Each career firefighter will cost the city approximately $125,000.
“How are we going to pay for these two firemen?” William Wild, a Pitt Meadows resident, asked Dingwall at Tuesday’s council meeting.
Wild noted that council is starting the budget planning process with a recommendation for a 5.75 per cent increase from city hall staff.
He called that a big hike from other years.
“My neighbours and I are quite curious as to how is the structure going to be?
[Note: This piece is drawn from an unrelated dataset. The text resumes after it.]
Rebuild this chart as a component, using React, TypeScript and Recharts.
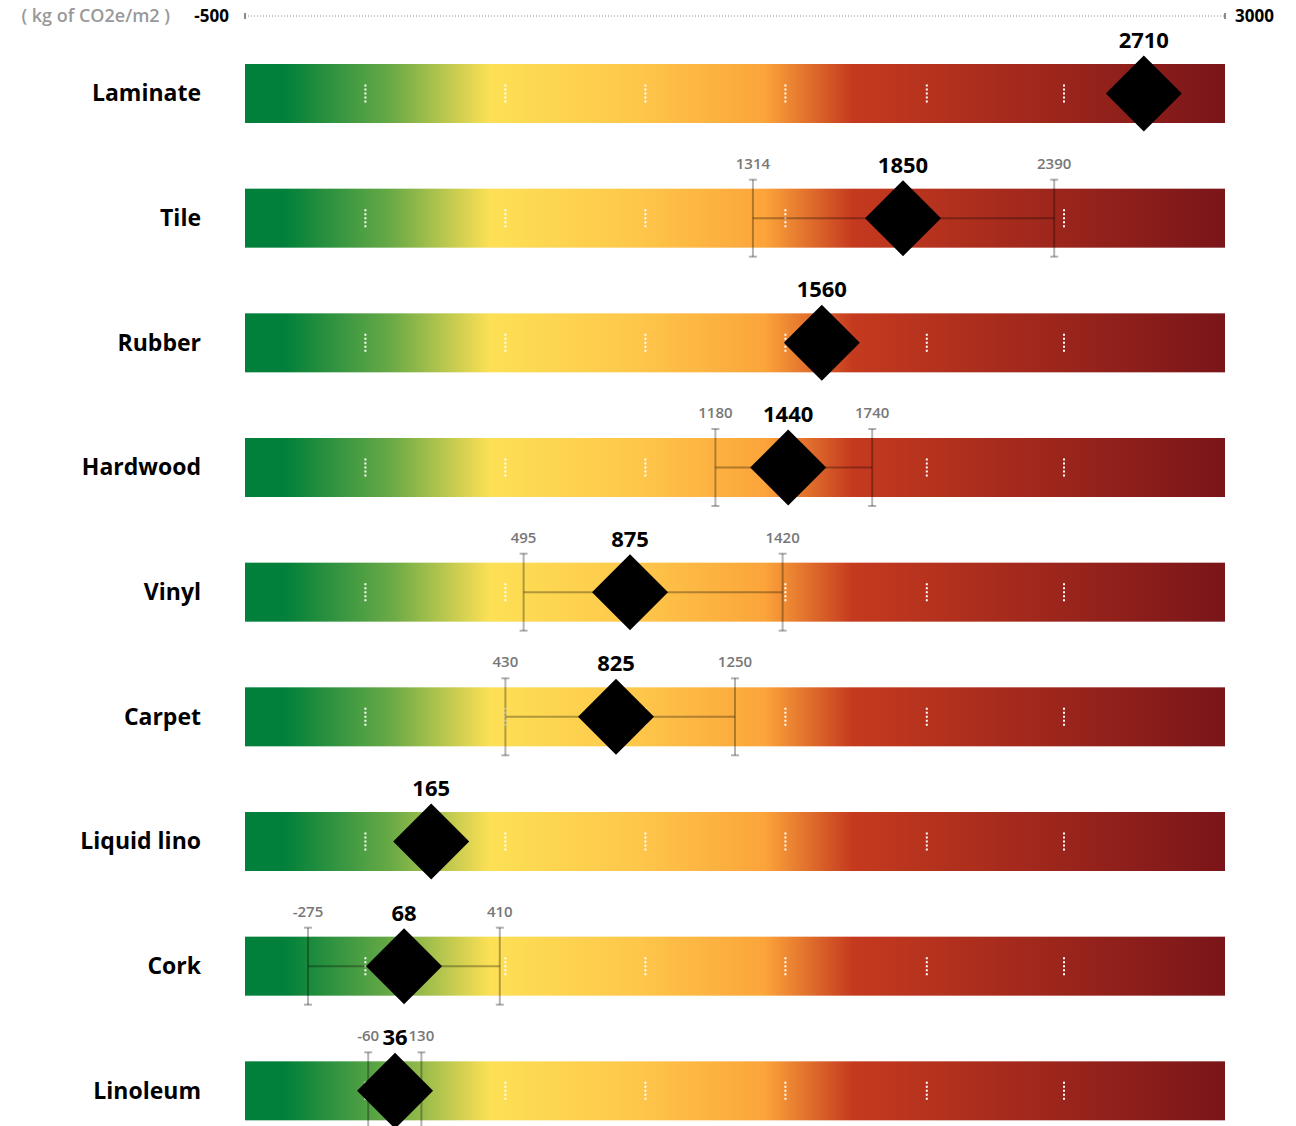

Is that two firefighters inside of 5.75 per cent, or is that an additional cost.”
Dingwall answered that decisions will be made over the coming weeks during budgeting and more information will be made available at the Dec. 3 meeting, which is the next step in the process.
“It’s totally unnecessary to have two more firefighters,” said Norma Murray, who along with her late husband Tom led a petition in 2012 to pass a budget with no residential tax increase.
“I don’t believe the stats support this” she added.
She doesn’t think adding more full-time firefighters warrants having taxes go up, and said it is particularly hard on people who are on a fixed income.
“Our seniors are scared, especially those who are still in their own homes and have been able to make it with the low taxes up to now.”
Dingwall said the issue of emergency response service levels will have to be considered in the context of balancing the budget.
However, he added that emergency response is also about potentially saving lives, reducing injury impacts and offering relief to residents in the most stressful of situations.
“On a priority list, public safety rates right at the top,” he said.
Much of the technical information presented next Monday, from 799 p.m., will be from the 2016 Summary Report on Fire Rescue Services.
That report found that the paid-on-call staffing model works well in Pitt Meadows, results in excellent response times, excellent turnout at calls, and low operating costs, an estimated one-third of what it would cost to run a career staffed department.